Prompt:
Comb through the entries for "this" and pull out each line that holds it.

[START]

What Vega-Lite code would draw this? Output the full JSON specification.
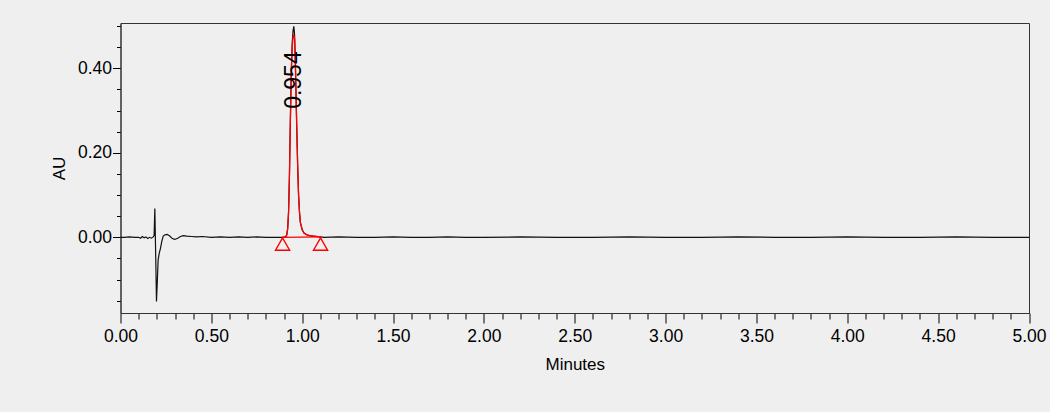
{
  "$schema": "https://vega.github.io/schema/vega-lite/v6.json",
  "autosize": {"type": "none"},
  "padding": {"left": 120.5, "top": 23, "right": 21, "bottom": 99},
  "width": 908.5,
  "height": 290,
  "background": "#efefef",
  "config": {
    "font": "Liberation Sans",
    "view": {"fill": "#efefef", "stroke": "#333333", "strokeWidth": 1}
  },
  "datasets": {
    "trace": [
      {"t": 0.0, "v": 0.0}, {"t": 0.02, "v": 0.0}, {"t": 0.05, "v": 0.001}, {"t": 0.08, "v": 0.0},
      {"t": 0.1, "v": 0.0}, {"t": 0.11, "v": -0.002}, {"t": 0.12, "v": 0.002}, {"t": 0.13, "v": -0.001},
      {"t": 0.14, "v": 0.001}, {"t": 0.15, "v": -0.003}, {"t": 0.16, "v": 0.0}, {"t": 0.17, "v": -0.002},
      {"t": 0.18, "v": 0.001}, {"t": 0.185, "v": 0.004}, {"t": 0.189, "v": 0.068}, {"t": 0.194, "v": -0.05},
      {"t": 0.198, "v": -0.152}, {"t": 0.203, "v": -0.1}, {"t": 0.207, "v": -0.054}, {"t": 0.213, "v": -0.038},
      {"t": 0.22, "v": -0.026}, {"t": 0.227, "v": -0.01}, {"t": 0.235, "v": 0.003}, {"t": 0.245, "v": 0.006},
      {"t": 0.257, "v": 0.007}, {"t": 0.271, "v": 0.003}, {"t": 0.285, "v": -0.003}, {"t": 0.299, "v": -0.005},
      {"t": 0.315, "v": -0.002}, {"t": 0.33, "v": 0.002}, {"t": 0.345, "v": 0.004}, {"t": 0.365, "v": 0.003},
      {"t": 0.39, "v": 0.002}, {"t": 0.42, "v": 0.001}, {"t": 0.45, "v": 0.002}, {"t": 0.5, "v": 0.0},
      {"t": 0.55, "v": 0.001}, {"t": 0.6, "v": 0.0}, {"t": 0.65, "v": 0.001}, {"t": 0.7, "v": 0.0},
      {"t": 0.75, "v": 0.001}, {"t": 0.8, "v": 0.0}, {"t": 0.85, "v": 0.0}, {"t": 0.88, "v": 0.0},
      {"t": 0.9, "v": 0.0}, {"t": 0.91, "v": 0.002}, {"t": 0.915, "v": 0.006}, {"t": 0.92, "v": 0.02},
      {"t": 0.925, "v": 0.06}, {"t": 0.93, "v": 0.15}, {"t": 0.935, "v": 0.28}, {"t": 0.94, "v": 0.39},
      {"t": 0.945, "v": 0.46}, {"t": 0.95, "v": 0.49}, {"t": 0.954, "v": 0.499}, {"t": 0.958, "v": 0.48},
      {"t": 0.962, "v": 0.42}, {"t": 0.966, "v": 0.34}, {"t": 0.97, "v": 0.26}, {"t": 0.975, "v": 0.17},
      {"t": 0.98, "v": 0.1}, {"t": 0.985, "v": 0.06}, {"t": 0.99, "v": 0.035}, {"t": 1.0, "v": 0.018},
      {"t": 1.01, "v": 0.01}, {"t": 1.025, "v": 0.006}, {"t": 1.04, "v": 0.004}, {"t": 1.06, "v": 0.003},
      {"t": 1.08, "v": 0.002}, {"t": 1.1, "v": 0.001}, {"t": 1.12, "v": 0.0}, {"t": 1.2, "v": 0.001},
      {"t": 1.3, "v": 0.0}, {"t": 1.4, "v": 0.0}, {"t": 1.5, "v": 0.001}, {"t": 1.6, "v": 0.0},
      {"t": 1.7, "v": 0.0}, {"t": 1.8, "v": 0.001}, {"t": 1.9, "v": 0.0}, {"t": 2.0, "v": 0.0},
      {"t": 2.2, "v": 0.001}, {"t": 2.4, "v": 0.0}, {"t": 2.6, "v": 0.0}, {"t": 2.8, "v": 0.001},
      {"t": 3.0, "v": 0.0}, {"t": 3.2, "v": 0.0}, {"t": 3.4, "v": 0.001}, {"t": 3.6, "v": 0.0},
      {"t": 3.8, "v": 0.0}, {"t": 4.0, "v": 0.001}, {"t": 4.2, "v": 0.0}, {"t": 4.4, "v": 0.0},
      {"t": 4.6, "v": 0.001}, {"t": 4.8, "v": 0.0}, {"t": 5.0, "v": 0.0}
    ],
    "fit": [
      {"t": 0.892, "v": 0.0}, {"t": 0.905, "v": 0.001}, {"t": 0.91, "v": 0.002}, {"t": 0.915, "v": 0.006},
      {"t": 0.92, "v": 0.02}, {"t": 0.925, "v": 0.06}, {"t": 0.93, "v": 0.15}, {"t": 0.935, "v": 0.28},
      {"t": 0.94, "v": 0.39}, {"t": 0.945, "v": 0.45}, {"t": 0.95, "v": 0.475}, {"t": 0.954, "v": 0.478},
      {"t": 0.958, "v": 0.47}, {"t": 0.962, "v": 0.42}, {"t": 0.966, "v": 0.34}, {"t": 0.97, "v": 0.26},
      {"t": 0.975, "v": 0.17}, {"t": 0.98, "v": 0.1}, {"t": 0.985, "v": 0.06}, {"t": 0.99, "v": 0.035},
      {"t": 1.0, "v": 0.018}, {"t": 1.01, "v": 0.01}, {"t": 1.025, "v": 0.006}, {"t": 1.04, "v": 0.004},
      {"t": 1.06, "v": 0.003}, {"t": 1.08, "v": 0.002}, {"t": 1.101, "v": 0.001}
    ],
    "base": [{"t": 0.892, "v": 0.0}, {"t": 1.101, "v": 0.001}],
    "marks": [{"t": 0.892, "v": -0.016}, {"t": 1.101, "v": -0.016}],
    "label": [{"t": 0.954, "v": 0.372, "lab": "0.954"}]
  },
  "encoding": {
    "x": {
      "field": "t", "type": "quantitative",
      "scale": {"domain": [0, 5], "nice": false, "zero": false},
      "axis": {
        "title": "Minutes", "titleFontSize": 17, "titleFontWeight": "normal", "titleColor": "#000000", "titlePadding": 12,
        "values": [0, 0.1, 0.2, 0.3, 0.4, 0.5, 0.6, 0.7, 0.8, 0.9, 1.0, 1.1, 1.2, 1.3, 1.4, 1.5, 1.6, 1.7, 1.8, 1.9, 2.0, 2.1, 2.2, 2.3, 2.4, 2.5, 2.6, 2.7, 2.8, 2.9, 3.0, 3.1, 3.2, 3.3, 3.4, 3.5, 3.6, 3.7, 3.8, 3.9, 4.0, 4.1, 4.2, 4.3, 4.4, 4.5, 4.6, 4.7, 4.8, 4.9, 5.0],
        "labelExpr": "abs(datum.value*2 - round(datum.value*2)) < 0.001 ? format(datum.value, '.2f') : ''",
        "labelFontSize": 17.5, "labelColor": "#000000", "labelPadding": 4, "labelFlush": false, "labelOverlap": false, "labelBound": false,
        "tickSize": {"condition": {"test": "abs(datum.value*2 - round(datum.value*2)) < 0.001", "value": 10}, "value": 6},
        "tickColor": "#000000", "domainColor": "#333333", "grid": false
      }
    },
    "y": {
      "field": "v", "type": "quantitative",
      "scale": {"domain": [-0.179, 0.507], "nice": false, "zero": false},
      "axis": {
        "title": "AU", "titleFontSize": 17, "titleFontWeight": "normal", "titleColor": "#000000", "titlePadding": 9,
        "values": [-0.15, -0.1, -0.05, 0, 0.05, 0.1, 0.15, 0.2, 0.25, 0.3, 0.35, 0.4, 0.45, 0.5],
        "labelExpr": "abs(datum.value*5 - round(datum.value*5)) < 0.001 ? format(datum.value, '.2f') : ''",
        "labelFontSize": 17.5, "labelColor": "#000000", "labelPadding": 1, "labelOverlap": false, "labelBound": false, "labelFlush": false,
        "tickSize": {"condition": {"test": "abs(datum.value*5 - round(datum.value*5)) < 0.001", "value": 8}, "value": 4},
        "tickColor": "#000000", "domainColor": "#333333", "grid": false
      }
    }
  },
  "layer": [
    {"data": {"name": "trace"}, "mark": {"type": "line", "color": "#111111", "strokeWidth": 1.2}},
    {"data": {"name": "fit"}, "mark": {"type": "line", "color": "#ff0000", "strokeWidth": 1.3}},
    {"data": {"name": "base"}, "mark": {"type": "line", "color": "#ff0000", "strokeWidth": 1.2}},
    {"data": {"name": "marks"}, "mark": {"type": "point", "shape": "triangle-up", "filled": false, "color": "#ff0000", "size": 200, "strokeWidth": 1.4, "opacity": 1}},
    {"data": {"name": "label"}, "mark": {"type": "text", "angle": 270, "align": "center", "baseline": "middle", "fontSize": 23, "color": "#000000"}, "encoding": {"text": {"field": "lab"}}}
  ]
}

[END]
[START]

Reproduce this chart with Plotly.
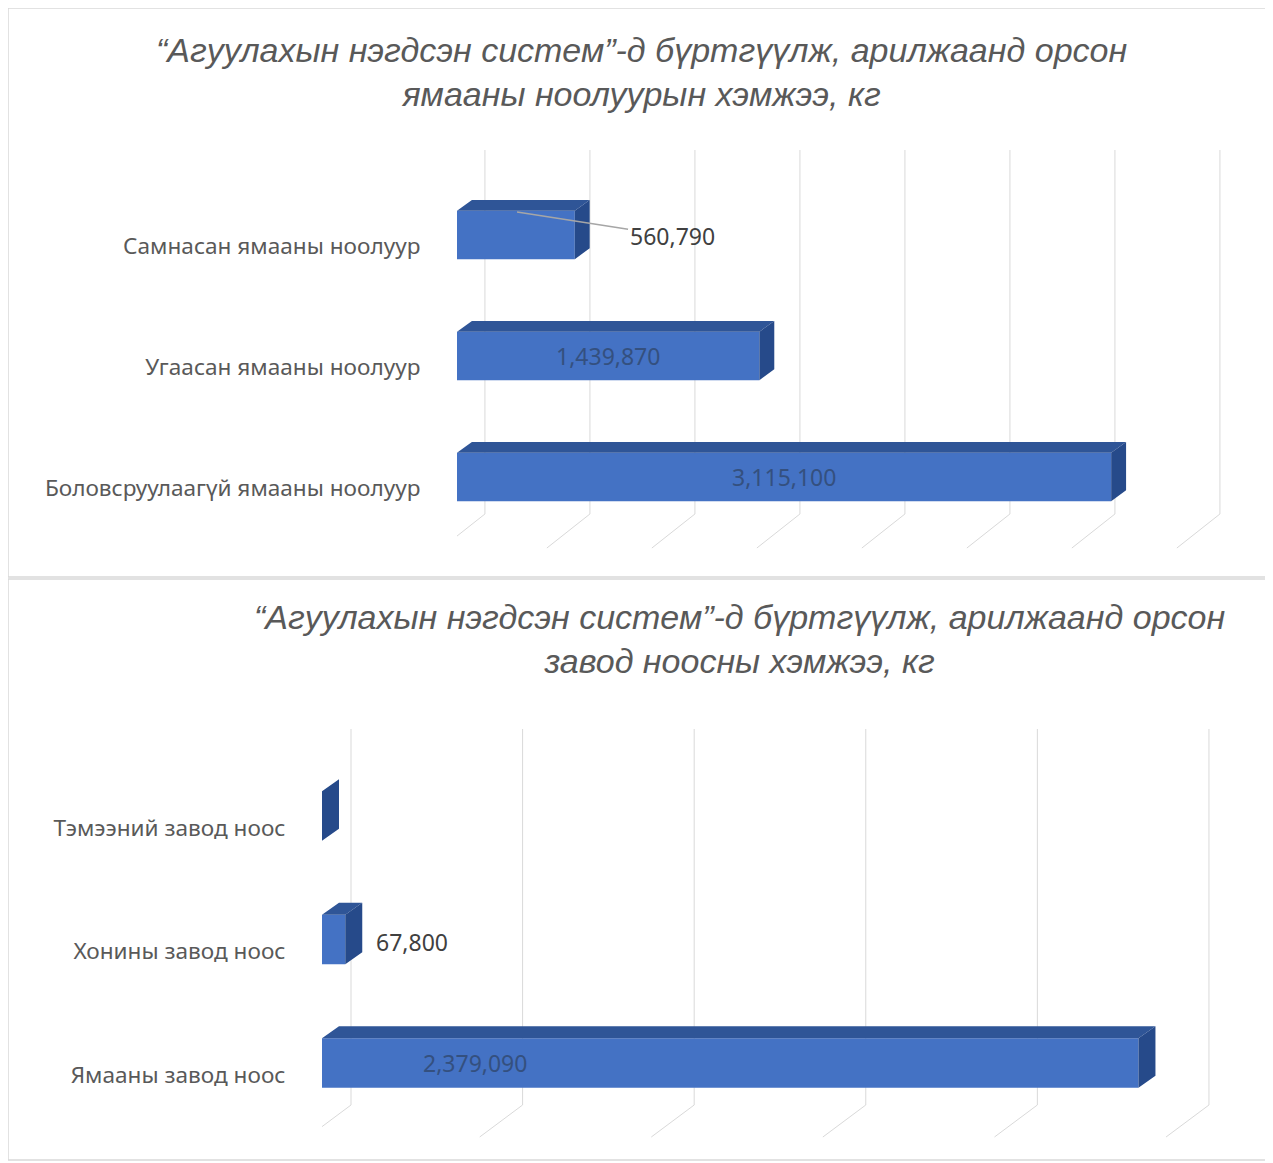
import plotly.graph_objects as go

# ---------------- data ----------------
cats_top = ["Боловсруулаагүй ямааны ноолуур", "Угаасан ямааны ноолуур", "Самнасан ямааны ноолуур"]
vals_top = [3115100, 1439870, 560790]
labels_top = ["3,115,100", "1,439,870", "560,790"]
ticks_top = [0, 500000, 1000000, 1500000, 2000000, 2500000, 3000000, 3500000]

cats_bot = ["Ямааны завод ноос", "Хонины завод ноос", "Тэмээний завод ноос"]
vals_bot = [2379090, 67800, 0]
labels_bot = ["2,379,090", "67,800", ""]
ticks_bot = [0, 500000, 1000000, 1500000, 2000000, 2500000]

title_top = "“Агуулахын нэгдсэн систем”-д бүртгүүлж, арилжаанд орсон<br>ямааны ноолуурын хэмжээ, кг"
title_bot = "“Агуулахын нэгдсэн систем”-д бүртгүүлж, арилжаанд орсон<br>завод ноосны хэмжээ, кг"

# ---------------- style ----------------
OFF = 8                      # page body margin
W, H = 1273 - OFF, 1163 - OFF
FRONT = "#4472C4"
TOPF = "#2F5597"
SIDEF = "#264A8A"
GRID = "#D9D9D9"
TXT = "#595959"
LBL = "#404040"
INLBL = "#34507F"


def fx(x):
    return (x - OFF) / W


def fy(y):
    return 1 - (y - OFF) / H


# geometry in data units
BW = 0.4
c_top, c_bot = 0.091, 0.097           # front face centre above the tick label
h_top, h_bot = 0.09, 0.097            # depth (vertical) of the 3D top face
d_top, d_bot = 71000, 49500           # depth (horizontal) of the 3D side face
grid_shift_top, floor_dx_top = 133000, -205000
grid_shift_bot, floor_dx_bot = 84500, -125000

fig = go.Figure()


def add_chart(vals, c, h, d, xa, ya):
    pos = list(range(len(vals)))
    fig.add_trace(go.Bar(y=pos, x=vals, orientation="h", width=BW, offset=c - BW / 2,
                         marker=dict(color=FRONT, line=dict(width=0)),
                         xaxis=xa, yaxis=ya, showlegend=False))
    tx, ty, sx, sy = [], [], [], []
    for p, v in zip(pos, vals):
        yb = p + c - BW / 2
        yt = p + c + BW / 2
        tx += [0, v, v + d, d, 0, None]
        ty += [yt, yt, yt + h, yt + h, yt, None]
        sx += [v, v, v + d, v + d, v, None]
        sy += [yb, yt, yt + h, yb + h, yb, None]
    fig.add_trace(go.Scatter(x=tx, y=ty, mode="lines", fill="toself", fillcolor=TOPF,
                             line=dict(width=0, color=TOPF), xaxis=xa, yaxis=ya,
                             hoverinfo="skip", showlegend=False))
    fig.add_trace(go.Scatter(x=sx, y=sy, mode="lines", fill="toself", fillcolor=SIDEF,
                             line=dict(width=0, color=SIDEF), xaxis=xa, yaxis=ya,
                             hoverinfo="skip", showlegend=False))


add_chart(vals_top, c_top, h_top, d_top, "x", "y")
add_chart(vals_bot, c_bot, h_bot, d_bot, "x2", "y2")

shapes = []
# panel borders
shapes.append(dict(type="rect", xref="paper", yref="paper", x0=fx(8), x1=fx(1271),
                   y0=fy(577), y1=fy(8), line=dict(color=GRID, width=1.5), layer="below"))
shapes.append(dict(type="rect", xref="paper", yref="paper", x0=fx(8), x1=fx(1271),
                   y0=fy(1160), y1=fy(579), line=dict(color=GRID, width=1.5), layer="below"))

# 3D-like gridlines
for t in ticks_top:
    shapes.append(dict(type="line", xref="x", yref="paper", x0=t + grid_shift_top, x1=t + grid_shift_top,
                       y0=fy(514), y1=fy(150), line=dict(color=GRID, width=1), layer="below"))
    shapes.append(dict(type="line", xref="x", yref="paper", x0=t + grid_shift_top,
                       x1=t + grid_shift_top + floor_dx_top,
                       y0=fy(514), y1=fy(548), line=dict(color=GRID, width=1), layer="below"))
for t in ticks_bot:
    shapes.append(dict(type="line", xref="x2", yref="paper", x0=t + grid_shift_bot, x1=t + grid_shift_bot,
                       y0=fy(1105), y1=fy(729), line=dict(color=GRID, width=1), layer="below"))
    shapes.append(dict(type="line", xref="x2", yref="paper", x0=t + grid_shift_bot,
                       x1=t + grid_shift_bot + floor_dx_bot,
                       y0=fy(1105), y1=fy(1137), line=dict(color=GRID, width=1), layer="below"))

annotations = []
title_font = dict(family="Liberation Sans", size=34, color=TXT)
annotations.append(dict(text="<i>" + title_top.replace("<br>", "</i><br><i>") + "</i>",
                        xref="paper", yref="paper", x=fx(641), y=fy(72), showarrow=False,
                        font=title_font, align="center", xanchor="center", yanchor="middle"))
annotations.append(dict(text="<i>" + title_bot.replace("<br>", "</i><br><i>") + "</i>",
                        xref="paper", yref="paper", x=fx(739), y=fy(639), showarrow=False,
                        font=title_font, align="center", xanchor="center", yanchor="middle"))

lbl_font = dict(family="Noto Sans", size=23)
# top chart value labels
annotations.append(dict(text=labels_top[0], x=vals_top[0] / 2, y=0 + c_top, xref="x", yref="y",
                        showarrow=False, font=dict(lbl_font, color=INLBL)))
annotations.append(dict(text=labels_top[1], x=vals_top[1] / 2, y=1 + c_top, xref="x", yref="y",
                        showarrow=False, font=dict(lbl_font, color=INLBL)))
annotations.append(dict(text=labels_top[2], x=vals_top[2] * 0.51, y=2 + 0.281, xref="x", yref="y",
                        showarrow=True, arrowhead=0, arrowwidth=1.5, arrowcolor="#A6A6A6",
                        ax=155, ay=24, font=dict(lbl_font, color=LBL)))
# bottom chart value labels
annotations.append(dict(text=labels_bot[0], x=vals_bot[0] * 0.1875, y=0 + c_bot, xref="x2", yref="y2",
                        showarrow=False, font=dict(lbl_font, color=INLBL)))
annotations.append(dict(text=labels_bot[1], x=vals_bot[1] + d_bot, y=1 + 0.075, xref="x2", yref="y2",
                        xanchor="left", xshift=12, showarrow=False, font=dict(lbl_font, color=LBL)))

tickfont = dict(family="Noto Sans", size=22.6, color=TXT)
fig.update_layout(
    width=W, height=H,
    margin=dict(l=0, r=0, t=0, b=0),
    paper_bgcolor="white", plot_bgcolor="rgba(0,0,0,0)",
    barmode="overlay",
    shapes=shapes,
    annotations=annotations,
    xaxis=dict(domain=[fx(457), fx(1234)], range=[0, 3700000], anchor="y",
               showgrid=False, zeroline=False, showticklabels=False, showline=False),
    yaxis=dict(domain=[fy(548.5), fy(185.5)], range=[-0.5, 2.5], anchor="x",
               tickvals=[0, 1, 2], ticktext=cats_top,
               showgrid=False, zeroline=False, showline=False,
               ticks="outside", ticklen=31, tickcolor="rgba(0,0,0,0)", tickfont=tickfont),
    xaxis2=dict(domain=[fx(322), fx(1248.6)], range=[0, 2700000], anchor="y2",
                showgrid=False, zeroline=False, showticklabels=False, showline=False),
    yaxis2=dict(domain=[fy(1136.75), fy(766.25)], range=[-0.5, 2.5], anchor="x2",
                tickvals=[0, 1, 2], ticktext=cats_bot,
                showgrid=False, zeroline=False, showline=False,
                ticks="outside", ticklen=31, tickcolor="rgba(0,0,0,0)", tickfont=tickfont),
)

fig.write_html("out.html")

[END]
[START]

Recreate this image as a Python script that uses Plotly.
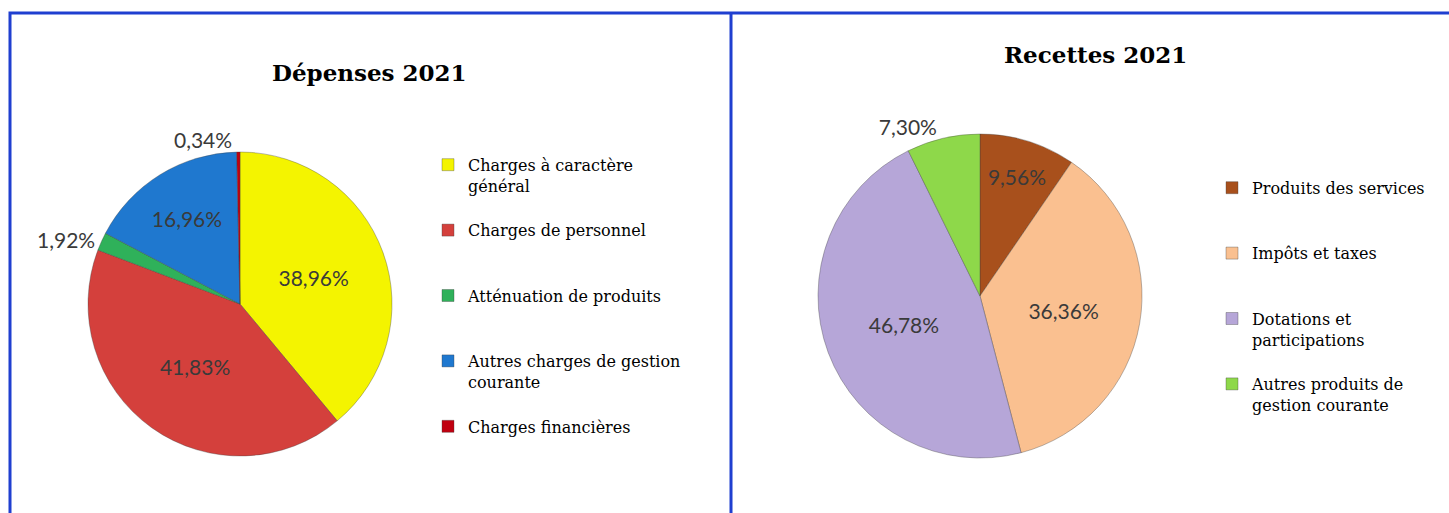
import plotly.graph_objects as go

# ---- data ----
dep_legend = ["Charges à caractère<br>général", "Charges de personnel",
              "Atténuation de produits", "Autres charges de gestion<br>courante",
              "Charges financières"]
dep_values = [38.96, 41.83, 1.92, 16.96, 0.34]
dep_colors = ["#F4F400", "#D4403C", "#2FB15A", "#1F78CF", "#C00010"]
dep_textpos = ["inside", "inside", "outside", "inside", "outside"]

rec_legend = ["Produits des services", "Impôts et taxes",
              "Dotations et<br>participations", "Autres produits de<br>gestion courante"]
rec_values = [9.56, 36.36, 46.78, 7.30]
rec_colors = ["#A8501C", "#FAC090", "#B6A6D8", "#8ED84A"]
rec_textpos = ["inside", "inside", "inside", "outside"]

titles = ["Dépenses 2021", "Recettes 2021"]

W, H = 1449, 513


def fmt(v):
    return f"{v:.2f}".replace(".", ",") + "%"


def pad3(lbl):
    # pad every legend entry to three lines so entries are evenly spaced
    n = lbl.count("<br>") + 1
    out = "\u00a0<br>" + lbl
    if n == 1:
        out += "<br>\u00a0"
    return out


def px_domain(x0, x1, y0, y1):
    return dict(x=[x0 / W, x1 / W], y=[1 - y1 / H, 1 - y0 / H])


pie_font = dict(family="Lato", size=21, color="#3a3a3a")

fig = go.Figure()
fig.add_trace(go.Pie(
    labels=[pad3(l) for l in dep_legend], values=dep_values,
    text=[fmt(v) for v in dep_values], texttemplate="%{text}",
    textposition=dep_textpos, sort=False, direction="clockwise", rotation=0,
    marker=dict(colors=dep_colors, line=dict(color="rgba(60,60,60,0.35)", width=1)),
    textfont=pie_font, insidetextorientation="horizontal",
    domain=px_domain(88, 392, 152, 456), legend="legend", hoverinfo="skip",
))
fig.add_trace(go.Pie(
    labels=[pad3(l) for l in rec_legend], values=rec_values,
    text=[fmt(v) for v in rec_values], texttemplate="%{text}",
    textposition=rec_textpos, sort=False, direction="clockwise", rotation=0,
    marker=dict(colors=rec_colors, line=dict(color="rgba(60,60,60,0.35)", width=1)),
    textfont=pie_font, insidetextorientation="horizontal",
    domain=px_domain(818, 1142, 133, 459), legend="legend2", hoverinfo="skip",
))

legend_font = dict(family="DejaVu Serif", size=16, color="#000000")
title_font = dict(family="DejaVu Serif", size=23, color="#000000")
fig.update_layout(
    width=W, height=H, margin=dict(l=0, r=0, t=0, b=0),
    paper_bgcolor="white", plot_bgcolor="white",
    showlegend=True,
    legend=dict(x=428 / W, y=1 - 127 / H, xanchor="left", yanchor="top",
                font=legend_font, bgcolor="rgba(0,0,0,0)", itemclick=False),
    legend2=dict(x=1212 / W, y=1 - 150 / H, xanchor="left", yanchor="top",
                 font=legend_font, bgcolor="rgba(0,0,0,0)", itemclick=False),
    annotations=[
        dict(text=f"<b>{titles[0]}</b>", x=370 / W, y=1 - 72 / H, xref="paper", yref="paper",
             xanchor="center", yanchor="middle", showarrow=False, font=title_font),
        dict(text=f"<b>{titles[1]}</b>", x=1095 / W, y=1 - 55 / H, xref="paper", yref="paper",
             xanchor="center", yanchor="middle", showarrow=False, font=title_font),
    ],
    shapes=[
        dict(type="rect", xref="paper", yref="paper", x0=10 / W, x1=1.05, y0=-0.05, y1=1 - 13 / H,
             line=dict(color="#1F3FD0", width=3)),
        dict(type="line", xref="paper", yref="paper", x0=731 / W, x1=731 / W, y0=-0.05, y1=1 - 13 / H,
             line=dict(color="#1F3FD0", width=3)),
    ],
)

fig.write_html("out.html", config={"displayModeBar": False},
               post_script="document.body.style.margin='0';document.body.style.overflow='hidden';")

[END]

The output:
What Vega-Lite code would draw this? Output the full JSON specification.
Reproduce this chart with Plotly.
Recreate this image as a Python script that uses Plotly.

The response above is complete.